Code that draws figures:
((

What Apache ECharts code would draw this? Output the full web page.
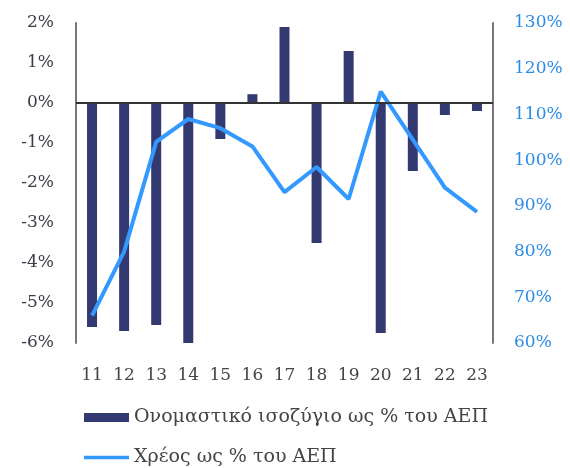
<!DOCTYPE html>
<html>
<head>
<meta charset="utf-8">
<script src="https://cdn.jsdelivr.net/npm/echarts@6/dist/echarts.min.js"></script>
<style>html,body{margin:0;padding:0;background:#fff}#c{width:570px;height:468px}</style>
</head>
<body>
<div id="c"></div>
<script>
var categories = ['11','12','13','14','15','16','17','18','19','20','21','22','23'];
var balance = [-5.6, -5.7, -5.55, -6.0, -0.9, 0.22, 1.9, -3.5, 1.3, -5.75, -1.7, -0.3, -0.2];
var debt = [66, 80, 104, 109, 107, 103, 93, 98.5, 91.5, 115, 104.5, 94, 88.7];
var balanceName = 'Ονομαστικό ισοζύγιο ως % του ΑΕΠ';
var debtName = 'Χρέος ως % του ΑΕΠ';

var chart = echarts.init(document.getElementById('c'), null, {renderer: 'canvas'});
var font = 'DejaVu Serif';
var legendText = {fontFamily: font, fontSize: 19, color: '#444'};
chart.setOption({
  animation: false,
  grid: {left: 76, right: 77, top: 23, bottom: 125},
  legend: [
    {left: 84, top: 408, itemWidth: 45, itemHeight: 9, itemGap: 6, padding: 0,
     textStyle: legendText,
     data: [{name: balanceName, icon: 'rect'}]},
    {left: 84, top: 448, itemWidth: 45, itemHeight: 9, padding: 0,
     textStyle: legendText,
     data: [{name: debtName, icon: 'path://M0,0 L45,0 L45,3.5 L0,3.5 Z'}]}
  ],
  xAxis: {
    type: 'category', data: categories,
    axisLine: {show: false}, axisTick: {show: false},
    axisLabel: {fontFamily: font, fontSize: 17, color: '#444', margin: 24, interval: 0}
  },
  yAxis: [
    {type: 'value', min: -6, max: 2, interval: 1,
     axisLine: {show: true, lineStyle: {color: '#777', width: 2}}, axisTick: {show: false},
     splitLine: {show: false},
     axisLabel: {formatter: '{value}%', fontFamily: font, fontSize: 17, color: '#3a3a4a', margin: 22}},
    {type: 'value', min: 60, max: 130, interval: 10, position: 'right',
     axisLine: {show: true, lineStyle: {color: '#777', width: 2}}, axisTick: {show: false},
     splitLine: {show: false},
     axisLabel: {formatter: '{value}%', fontFamily: font, fontSize: 17, color: '#2b8be6', margin: 21}}
  ],
  series: [
    {name: balanceName, type: 'bar', data: balance, barWidth: 10, yAxisIndex: 0,
     itemStyle: {color: '#333a72'},
     markLine: {silent: true, symbol: 'none', label: {show: false},
       lineStyle: {color: '#333', width: 2, type: 'solid'},
       data: [{yAxis: 0}]}},
    {name: debtName, type: 'line', data: debt, yAxisIndex: 1, symbol: 'none',
     lineStyle: {color: '#3399ff', width: 4}, itemStyle: {color: '#3399ff'}, z: 3}
  ]
});
</script>
</body>
</html>
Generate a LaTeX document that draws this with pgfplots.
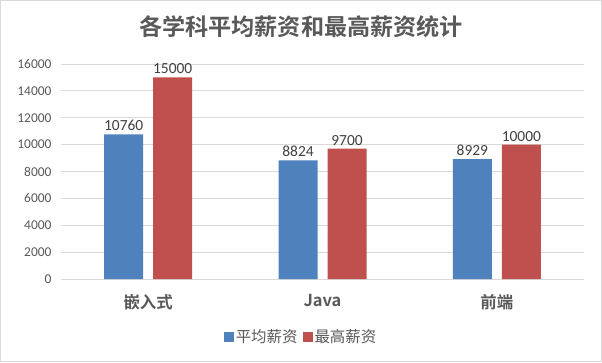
\documentclass[border=0pt]{standalone}
\usepackage{fontspec}
\usepackage{pgfplots}
\pgfplotsset{compat=1.18}
\setmainfont{Carlito}
\newfontfamily\cjk{Noto Sans CJK SC}[BoldFont={Noto Sans CJK SC Bold}]
\definecolor{cblue}{HTML}{4F81BD}
\definecolor{cred}{HTML}{C0504D}
\definecolor{gridgray}{HTML}{D9D9D9}
\definecolor{txtgray}{HTML}{595959}
\definecolor{lblgray}{HTML}{404040}
\begin{document}
\begin{tikzpicture}[x=1bp,y=1bp]
\draw[color=gridgray,line width=1bp] (0.5,0.5) rectangle (601.5,361.5);
\node[font=\cjk\bfseries\fontsize{23.2}{23.2}\selectfont, text=txtgray] at (301,335) {各学科平均薪资和最高薪资统计};
\begin{axis}[
  at={(61bp,83bp)}, anchor=south west,
  scale only axis, width=523bp, height=215bp,
  ymin=0, ymax=16000, ytick={0,2000,...,16000},
  xmin=-0.5, xmax=2.5, xtick={0,1,2},
  xticklabels={嵌入式,Java,前端},
  ymajorgrids, grid style={gridgray, line width=0.8bp},
  axis line style={draw=none},
  major tick style={draw=none},
  scaled y ticks=false,
  /pgf/number format/1000 sep={},
  /pgf/number format/assume math mode=true,
  y tick label style={font=\fontsize{13.5}{13.5}\selectfont, text=txtgray, xshift=-6bp},
  x tick label style={font=\cjk\bfseries\fontsize{16.5}{16.5}\selectfont, text=txtgray, yshift=-8bp},
  ybar, bar width=39bp,
  nodes near coords,
  every node near coord/.append style={font=\fontsize{15.5}{15.5}\selectfont, text=lblgray},
  legend style={at={(0.459,-0.27)}, anchor=center, draw=none, legend columns=2,
    font=\cjk\fontsize{15.5}{15.5}\selectfont, text=txtgray,
    /tikz/every even column/.append style={column sep=3bp}},
  legend image code/.code={\fill[#1] (0bp,-5bp) rectangle (10bp,5bp);},
]
\addplot[fill=cblue, draw=none, bar shift=-24.5bp] coordinates {(0,10760) (1,8824) (2,8929)};
\addplot[fill=cred, draw=none, bar shift=24.5bp] coordinates {(0,15000) (1,9700) (2,10000)};
\legend{平均薪资,最高薪资}
\end{axis}
\end{tikzpicture}
\end{document}
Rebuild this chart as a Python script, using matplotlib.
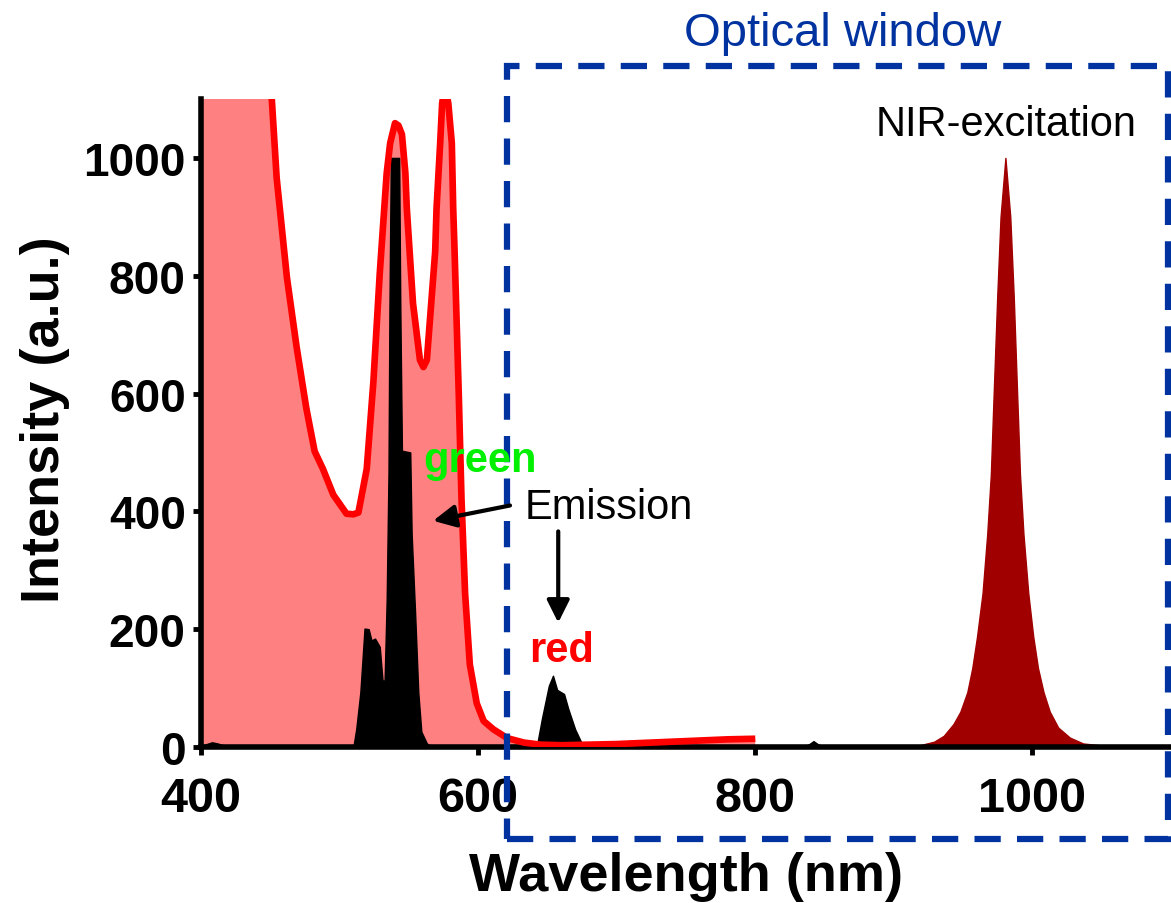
import numpy as np
import matplotlib
matplotlib.use("Agg")
import matplotlib.pyplot as plt
from matplotlib.patches import Rectangle

plt.rcParams["font.family"] = ["Liberation Sans", "DejaVu Sans"]

# ---------------------------------------------------------------------------
# Spectra
# ---------------------------------------------------------------------------
# absorption (red line + light red fill)
ABS_NM = [400, 420, 440, 451, 454.6, 462, 469, 476, 482, 488, 495.5, 505, 510,
          513.6, 519.6, 524.4, 529, 534, 536.5, 540, 542.5, 545, 547.5, 548.5,
          553, 558, 560.5, 563, 569, 570, 572.6, 574, 576, 578.5, 581, 582,
          583, 586, 588, 590.6, 594, 599, 604, 611, 621, 633, 645, 660, 680,
          700, 720, 740, 760, 780, 800]
ABS_VAL = [1900, 1600, 1300, 1103, 966, 797, 679, 575, 502, 472, 428, 396, 395,
           398, 472, 620, 804, 974, 1025, 1059, 1055, 1040, 974, 915,
           753, 657, 645, 657, 841, 915, 1025, 1092, 1125, 1092, 1025, 915,
           841, 600, 420, 260, 140, 74, 44, 30, 15, 7.5, 4, 3, 4,
           5, 7, 9, 11, 13, 14]

# upconversion emission (black fill)
EM_NM = [400, 404, 408, 412, 416, 420, 510, 512, 515, 518, 521, 523, 525.6,
         529, 531, 532.5, 534, 535.3, 536, 537, 543, 543.8, 545, 551, 552,
         554.5, 556.8, 559, 563, 566, 640, 643, 646, 651, 654, 657, 662, 665,
         670, 675, 680, 835, 839, 842, 845, 849, 1100]
EM_VAL = [2, 5, 8, 6, 3, 1, 1, 30, 93, 201, 200, 181, 184,
          170, 113, 113, 250, 463, 745, 1000, 1000, 752, 503, 500, 362,
          228, 93, 26, 6, 1, 1, 10, 48, 104, 121, 97, 90, 65,
          30, 5, 1, 1, 5, 10, 5, 1, 1]

# 980 nm laser (dark red fill)
NIR_NM = [902, 917, 929, 936, 943, 948, 953, 956.6, 960, 964, 967.4, 970, 972,
          974.6, 977, 980.5, 984, 986.5, 989, 991, 993.5, 997, 1000.6, 1004,
          1008, 1012.5, 1018.6, 1027, 1036.6, 1048.6, 1063, 1072]
NIR_VAL = [1, 2, 9, 19, 39, 60, 93, 134, 187, 261, 362, 463, 597,
           765, 900, 1000, 900, 765, 597, 463, 362, 261, 187, 134,
           93, 60, 33, 16, 6, 3, 1, 1]

X_TICKS = [400, 600, 800, 1000]
Y_TICKS = [0, 200, 400, 600, 800, 1000]

BLUE = "#0033a0"

# ---------------------------------------------------------------------------
fig = plt.figure(figsize=(11.71, 9.04), dpi=100)
ax = fig.add_axes([201 / 1171, 1 - 748 / 904, 970 / 1171, 648 / 904])

ax.fill_between(ABS_NM, ABS_VAL, color="#ff8080", lw=0, zorder=1)
ax.fill_between(EM_NM, EM_VAL, color="black", lw=1, edgecolor="black", zorder=2)
ax.fill_between(NIR_NM, NIR_VAL, color="#a00000", lw=1, edgecolor="#a00000", zorder=2)
ax.plot(ABS_NM, ABS_VAL, color="#ff0000", lw=4.8, zorder=3,
        solid_joinstyle="round", solid_capstyle="butt")

ax.set_xlim(400, 1100)
ax.set_ylim(0, 1100)
ax.set_xticks(X_TICKS)
ax.set_yticks(Y_TICKS)

for side in ["top", "right"]:
    ax.spines[side].set_visible(False)
for side in ["left", "bottom"]:
    ax.spines[side].set_linewidth(4)
    ax.spines[side].set_zorder(2.5)

ax.tick_params(axis="both", direction="out", length=6, width=3.5)
ax.tick_params(axis="x", pad=15, labelsize=35)
ax.tick_params(axis="y", pad=5, labelsize=33)
for lab in ax.get_xticklabels() + ax.get_yticklabels():
    lab.set_fontweight("bold")

ax.set_xlabel("Wavelength (nm)", fontsize=39, fontweight="bold")
ax.set_ylabel("Intensity (a.u.)", fontsize=39, fontweight="bold")
ax.xaxis.set_label_coords(0.5, -0.160)
ax.yaxis.set_label_coords(-0.135, 0.506)

# optical window box
ax.add_patch(Rectangle((621, -156), 1098 - 621, 1156 + 156, fill=False,
                       edgecolor=BLUE, lw=4.5, linestyle=(0, (4.2, 2.6)),
                       clip_on=False, zorder=4))
ax.text(862.8, 1191, "Optical window", color=BLUE, fontsize=34,
        ha="center", va="baseline", clip_on=False)

ax.text(981.2, 1039, "NIR-excitation", fontsize=30, ha="center", va="baseline")
ax.text(633.2, 389, "Emission", fontsize=30, ha="left", va="baseline")
ax.text(560.3, 468, "green", fontsize=30, fontweight="bold", color="#00f000",
        ha="left", va="baseline", zorder=5)
ax.text(636.8, 146, "red", fontsize=30, fontweight="bold", color="#ff0000",
        ha="left", va="baseline", zorder=5)

arrow = dict(arrowstyle="-|>", color="black", lw=3, mutation_scale=34,
             shrinkA=0, shrinkB=0)
ax.annotate("", xy=(567.5, 384), xytext=(623, 410), arrowprops=arrow,
            annotation_clip=False, zorder=5)
ax.annotate("", xy=(657.8, 211), xytext=(657.8, 366), arrowprops=arrow,
            annotation_clip=False, zorder=5)

fig.savefig("out.png", dpi=100)
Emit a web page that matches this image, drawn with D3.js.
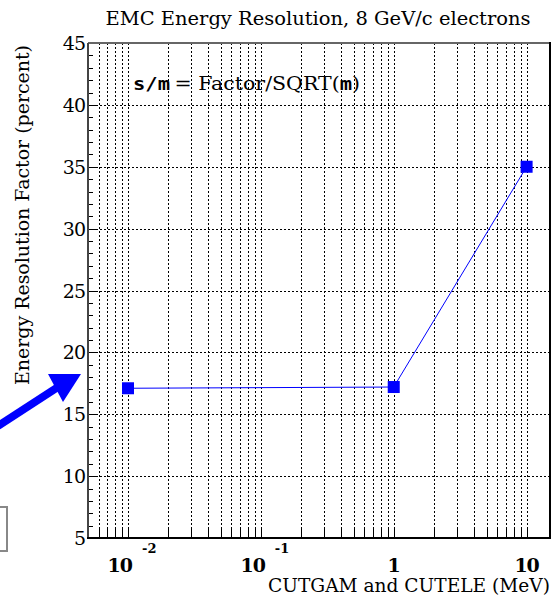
<!DOCTYPE html>
<html>
<head>
<meta charset="utf-8">
<script src="https://cdn.jsdelivr.net/npm/d3@7/dist/d3.min.js"></script>
<style>
  body { margin: 0; background: #fff; }
  svg { display: block; }
</style>
</head>
<body>
<div id="chart"></div>
<script>
// data
const cutValues = [0.01, 1, 10];          // CUTGAM / CUTELE (MeV)
const factorValues = [17.1, 17.2, 35.0];  // resolution factor (percent)
const yTicks = [5, 10, 15, 20, 25, 30, 35, 40, 45];
const xDecades = [{ v: 0.01, base: "10", exp: "-2" }, { v: 0.1, base: "10", exp: "-1" },
                  { v: 1, base: "1", exp: "" }, { v: 10, base: "10", exp: "" }];

const W = 559, H = 602;
const plotLeft = 88, plotRight = 550, plotTop = 43, plotBottom = 538;
const serif = "'DejaVu Serif', 'Liberation Serif', serif";
const mono = "'DejaVu Sans Mono', 'Liberation Mono', monospace";

const svg = d3.select("#chart").append("svg")
    .attr("width", W)
    .attr("height", H)
    .style("font-family", serif);

const x = d3.scaleLog().domain([0.005, 15]).range([plotLeft, plotRight]);
const y = d3.scaleLinear().domain([5, 45]).range([plotBottom, plotTop]);

// minor log positions inside the domain
const xMinor = [];
for (let e = -3; e <= 1; e++) {
    for (let m = 1; m <= 9; m++) {
        const v = m * Math.pow(10, e);
        if (v > 0.005 && v < 15) xMinor.push(v);
    }
}

// vertical dotted grid
svg.append("g")
    .selectAll("line")
    .data(xMinor)
    .enter()
    .append("line")
    .attr("x1", d => Math.round(x(d)) + 0.5)
    .attr("x2", d => Math.round(x(d)) + 0.5)
    .attr("y1", plotTop)
    .attr("y2", plotBottom)
    .attr("stroke", "#000")
    .attr("stroke-width", 1)
    .attr("stroke-dasharray", "2,2");

// horizontal dotted grid
svg.append("g")
    .selectAll("line")
    .data(yTicks.filter(d => d > 5 && d < 45))
    .enter()
    .append("line")
    .attr("x1", plotLeft)
    .attr("x2", plotRight)
    .attr("y1", d => Math.round(y(d)) + 0.5)
    .attr("y2", d => Math.round(y(d)) + 0.5)
    .attr("stroke", "#000")
    .attr("stroke-width", 1)
    .attr("stroke-dasharray", "2,2");

// x ticks (inward from bottom)
svg.append("g")
    .selectAll("line")
    .data(xMinor)
    .enter()
    .append("line")
    .attr("x1", d => Math.round(x(d)) + 0.5)
    .attr("x2", d => Math.round(x(d)) + 0.5)
    .attr("y1", plotBottom)
    .attr("y2", plotBottom - 10)
    .attr("stroke", "#000")
    .attr("stroke-width", 1);

// y ticks (inward from left), one per unit
svg.append("g")
    .selectAll("line")
    .data(d3.range(6, 45))
    .enter()
    .append("line")
    .attr("x1", plotLeft)
    .attr("x2", d => plotLeft + (d % 5 === 0 ? 10 : 5))
    .attr("y1", d => Math.round(y(d)) + 0.5)
    .attr("y2", d => Math.round(y(d)) + 0.5)
    .attr("stroke", "#000")
    .attr("stroke-width", 1);

// frame
svg.append("line").attr("x1", plotLeft).attr("x2", plotRight).attr("y1", plotTop).attr("y2", plotTop)
    .attr("stroke", "#666").attr("stroke-width", 2);
svg.append("line").attr("x1", plotLeft).attr("x2", plotLeft).attr("y1", plotTop).attr("y2", plotBottom)
    .attr("stroke", "#444").attr("stroke-width", 2);
svg.append("line").attr("x1", plotRight).attr("x2", plotRight).attr("y1", plotTop - 1).attr("y2", plotBottom + 1)
    .attr("stroke", "#000").attr("stroke-width", 2);
svg.append("line").attr("x1", plotLeft - 1).attr("x2", plotRight + 1).attr("y1", plotBottom).attr("y2", plotBottom)
    .attr("stroke", "#000").attr("stroke-width", 2);

// y tick labels
svg.append("g")
    .selectAll("text")
    .data(yTicks)
    .enter()
    .append("text")
    .attr("x", plotLeft - 3)
    .attr("y", d => y(d) + 7)
    .attr("text-anchor", "end")
    .style("font-family", serif)
    .style("font-size", "19px")
    .style("letter-spacing", "-1px")
    .text(d => d);

// x tick labels with superscripts
const xl = svg.append("g")
    .selectAll("text")
    .data(xDecades)
    .enter()
    .append("text")
    .attr("x", d => x(d.v) + (d.exp ? 4 : 0))
    .attr("y", 572)
    .attr("text-anchor", "middle")
    .style("font-family", serif)
    .style("font-size", "19px")
    .style("font-weight", "bold");
xl.append("tspan").style("letter-spacing", "-1px").text(d => d.base);
xl.append("tspan")
    .attr("dx", 10)
    .attr("dy", -19)
    .style("font-size", "13px")
    .text(d => d.exp);

// data line
const line = d3.line().x((d, i) => x(cutValues[i])).y(d => y(d));
svg.append("path")
    .datum(factorValues)
    .attr("d", line)
    .attr("fill", "none")
    .attr("stroke", "#0000ff")
    .attr("stroke-width", 1);

svg.append("g")
    .selectAll("rect")
    .data(factorValues)
    .enter()
    .append("rect")
    .attr("x", (d, i) => x(cutValues[i]) - 6)
    .attr("y", d => y(d) - 6)
    .attr("width", 12)
    .attr("height", 12)
    .attr("fill", "#0000ff");

// title
svg.append("text")
    .attr("x", 318)
    .attr("y", 25)
    .attr("text-anchor", "middle")
    .attr("textLength", 425)
    .attr("lengthAdjust", "spacingAndGlyphs")
    .style("font-family", serif)
    .style("font-size", "19px")
    .text("EMC Energy Resolution, 8 GeV/c electrons");

// axis titles
svg.append("text")
    .attr("x", 550)
    .attr("y", 592)
    .attr("text-anchor", "end")
    .attr("textLength", 282)
    .attr("lengthAdjust", "spacingAndGlyphs")
    .style("font-family", serif)
    .style("font-size", "18px")
    .text("CUTGAM and CUTELE (MeV)");

svg.append("text")
    .attr("transform", "translate(29," + 215 + ") rotate(-90)")
    .attr("text-anchor", "middle")
    .attr("textLength", 340)
    .attr("lengthAdjust", "spacingAndGlyphs")
    .style("font-family", serif)
    .style("font-size", "18px")
    .text("Energy Resolution Factor (percent)");

// formula annotation
const ann = svg.append("text")
    .attr("x", 133)
    .attr("y", 90)
    .attr("textLength", 227)
    .attr("lengthAdjust", "spacingAndGlyphs")
    .style("font-family", serif)
    .style("font-size", "18px");
ann.append("tspan")
    .style("font-family", mono)
    .style("font-weight", "bold")
    .text("s/m");
ann.append("tspan").attr("dx", 4).text("= Factor/SQRT(");
ann.append("tspan")
    .style("font-family", mono)
    .style("font-weight", "bold")
    .text("m");
ann.append("tspan").text(")");

// blue arrow on the left edge
svg.append("line")
    .attr("x1", -2).attr("y1", 426)
    .attr("x2", 58).attr("y2", 387)
    .attr("stroke", "#0000ff")
    .attr("stroke-width", 8);
svg.append("polygon")
    .attr("points", "48,374 81,374 63,402")
    .attr("fill", "#0000ff");

// partial box at lower left
svg.append("rect")
    .attr("x", -10).attr("y", 507)
    .attr("width", 17).attr("height", 44)
    .attr("fill", "none")
    .attr("stroke", "#888")
    .attr("stroke-width", 2);
</script>
</body>
</html>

))

▶ [Problem to work on] List the lines of the material in which the word "image" occurs.

▶ [Task answer]
  legend image code/.code={\fill[#1] (0bp,-5bp) rectangle (10bp,5bp);},
Emit a web page that matches this image, drawn with D3.js.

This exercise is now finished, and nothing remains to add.